**Description of the task**: Output every line of the material exactly, omitting images.
--- START OF Information shown ---
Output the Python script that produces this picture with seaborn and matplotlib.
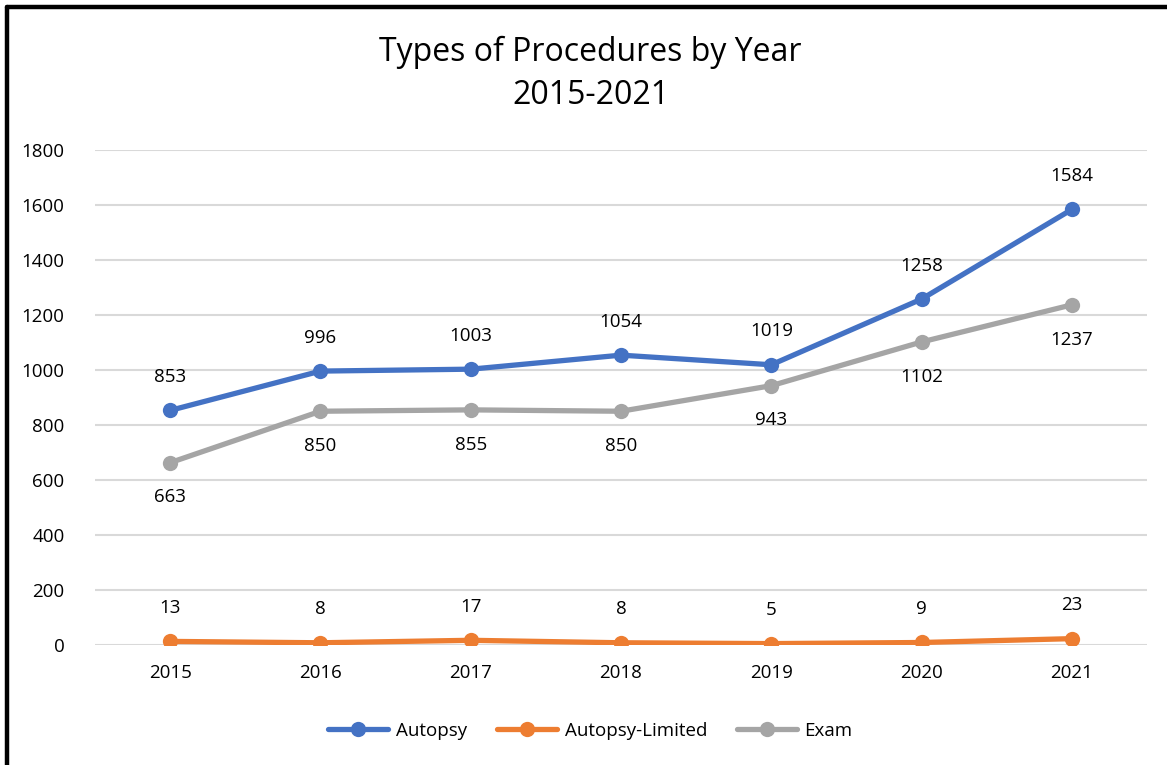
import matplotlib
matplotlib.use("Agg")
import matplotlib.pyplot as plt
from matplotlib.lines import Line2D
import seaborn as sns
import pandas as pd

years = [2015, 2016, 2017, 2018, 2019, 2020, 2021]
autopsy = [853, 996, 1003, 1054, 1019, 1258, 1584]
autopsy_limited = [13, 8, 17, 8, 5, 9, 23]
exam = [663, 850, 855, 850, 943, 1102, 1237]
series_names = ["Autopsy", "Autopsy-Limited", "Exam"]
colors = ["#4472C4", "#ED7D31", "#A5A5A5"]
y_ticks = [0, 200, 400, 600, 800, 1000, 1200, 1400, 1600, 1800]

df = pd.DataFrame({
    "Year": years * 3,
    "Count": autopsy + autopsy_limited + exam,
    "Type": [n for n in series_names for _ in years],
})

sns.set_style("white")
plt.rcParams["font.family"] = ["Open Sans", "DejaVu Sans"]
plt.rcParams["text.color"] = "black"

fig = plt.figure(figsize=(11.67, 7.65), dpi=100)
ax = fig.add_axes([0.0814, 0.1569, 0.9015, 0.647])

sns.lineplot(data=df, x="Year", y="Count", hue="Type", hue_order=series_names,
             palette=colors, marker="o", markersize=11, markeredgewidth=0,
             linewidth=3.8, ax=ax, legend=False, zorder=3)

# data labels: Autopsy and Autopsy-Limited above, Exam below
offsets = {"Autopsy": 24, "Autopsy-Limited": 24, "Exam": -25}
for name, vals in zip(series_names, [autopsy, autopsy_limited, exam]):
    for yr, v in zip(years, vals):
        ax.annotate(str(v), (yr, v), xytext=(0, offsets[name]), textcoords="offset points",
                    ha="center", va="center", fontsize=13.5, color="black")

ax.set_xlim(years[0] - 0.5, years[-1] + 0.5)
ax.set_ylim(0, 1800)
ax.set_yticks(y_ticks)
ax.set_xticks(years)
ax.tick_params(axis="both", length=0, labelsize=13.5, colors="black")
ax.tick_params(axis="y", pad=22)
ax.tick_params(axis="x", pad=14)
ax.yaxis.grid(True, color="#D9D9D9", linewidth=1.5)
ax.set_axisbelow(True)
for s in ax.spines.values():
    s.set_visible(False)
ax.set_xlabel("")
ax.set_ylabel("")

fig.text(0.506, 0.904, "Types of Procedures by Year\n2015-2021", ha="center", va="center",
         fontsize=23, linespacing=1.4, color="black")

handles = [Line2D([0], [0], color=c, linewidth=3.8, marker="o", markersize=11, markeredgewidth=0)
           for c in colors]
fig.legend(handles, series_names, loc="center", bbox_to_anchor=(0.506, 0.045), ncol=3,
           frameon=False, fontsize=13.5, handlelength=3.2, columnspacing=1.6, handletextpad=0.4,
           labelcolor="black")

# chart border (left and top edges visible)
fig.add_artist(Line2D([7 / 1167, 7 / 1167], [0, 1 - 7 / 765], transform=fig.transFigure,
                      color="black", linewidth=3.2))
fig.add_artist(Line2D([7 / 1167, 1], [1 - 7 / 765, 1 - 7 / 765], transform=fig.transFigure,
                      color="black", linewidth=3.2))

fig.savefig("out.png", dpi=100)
--- END OF Information shown ---
**Written response**:
Output the Python script that produces this picture with seaborn and matplotlib.
import matplotlib
matplotlib.use("Agg")
import matplotlib.pyplot as plt
from matplotlib.lines import Line2D
import seaborn as sns
import pandas as pd

years = [2015, 2016, 2017, 2018, 2019, 2020, 2021]
autopsy = [853, 996, 1003, 1054, 1019, 1258, 1584]
autopsy_limited = [13, 8, 17, 8, 5, 9, 23]
exam = [663, 850, 855, 850, 943, 1102, 1237]
series_names = ["Autopsy", "Autopsy-Limited", "Exam"]
colors = ["#4472C4", "#ED7D31", "#A5A5A5"]
y_ticks = [0, 200, 400, 600, 800, 1000, 1200, 1400, 1600, 1800]

df = pd.DataFrame({
    "Year": years * 3,
    "Count": autopsy + autopsy_limited + exam,
    "Type": [n for n in series_names for _ in years],
})

sns.set_style("white")
plt.rcParams["font.family"] = ["Open Sans", "DejaVu Sans"]
plt.rcParams["text.color"] = "black"

fig = plt.figure(figsize=(11.67, 7.65), dpi=100)
ax = fig.add_axes([0.0814, 0.1569, 0.9015, 0.647])

sns.lineplot(data=df, x="Year", y="Count", hue="Type", hue_order=series_names,
             palette=colors, marker="o", markersize=11, markeredgewidth=0,
             linewidth=3.8, ax=ax, legend=False, zorder=3)

# data labels: Autopsy and Autopsy-Limited above, Exam below
offsets = {"Autopsy": 24, "Autopsy-Limited": 24, "Exam": -25}
for name, vals in zip(series_names, [autopsy, autopsy_limited, exam]):
    for yr, v in zip(years, vals):
        ax.annotate(str(v), (yr, v), xytext=(0, offsets[name]), textcoords="offset points",
                    ha="center", va="center", fontsize=13.5, color="black")

ax.set_xlim(years[0] - 0.5, years[-1] + 0.5)
ax.set_ylim(0, 1800)
ax.set_yticks(y_ticks)
ax.set_xticks(years)
ax.tick_params(axis="both", length=0, labelsize=13.5, colors="black")
ax.tick_params(axis="y", pad=22)
ax.tick_params(axis="x", pad=14)
ax.yaxis.grid(True, color="#D9D9D9", linewidth=1.5)
ax.set_axisbelow(True)
for s in ax.spines.values():
    s.set_visible(False)
ax.set_xlabel("")
ax.set_ylabel("")

fig.text(0.506, 0.904, "Types of Procedures by Year\n2015-2021", ha="center", va="center",
         fontsize=23, linespacing=1.4, color="black")

handles = [Line2D([0], [0], color=c, linewidth=3.8, marker="o", markersize=11, markeredgewidth=0)
           for c in colors]
fig.legend(handles, series_names, loc="center", bbox_to_anchor=(0.506, 0.045), ncol=3,
           frameon=False, fontsize=13.5, handlelength=3.2, columnspacing=1.6, handletextpad=0.4,
           labelcolor="black")

# chart border (left and top edges visible)
fig.add_artist(Line2D([7 / 1167, 7 / 1167], [0, 1 - 7 / 765], transform=fig.transFigure,
                      color="black", linewidth=3.2))
fig.add_artist(Line2D([7 / 1167, 1], [1 - 7 / 765, 1 - 7 / 765], transform=fig.transFigure,
                      color="black", linewidth=3.2))

fig.savefig("out.png", dpi=100)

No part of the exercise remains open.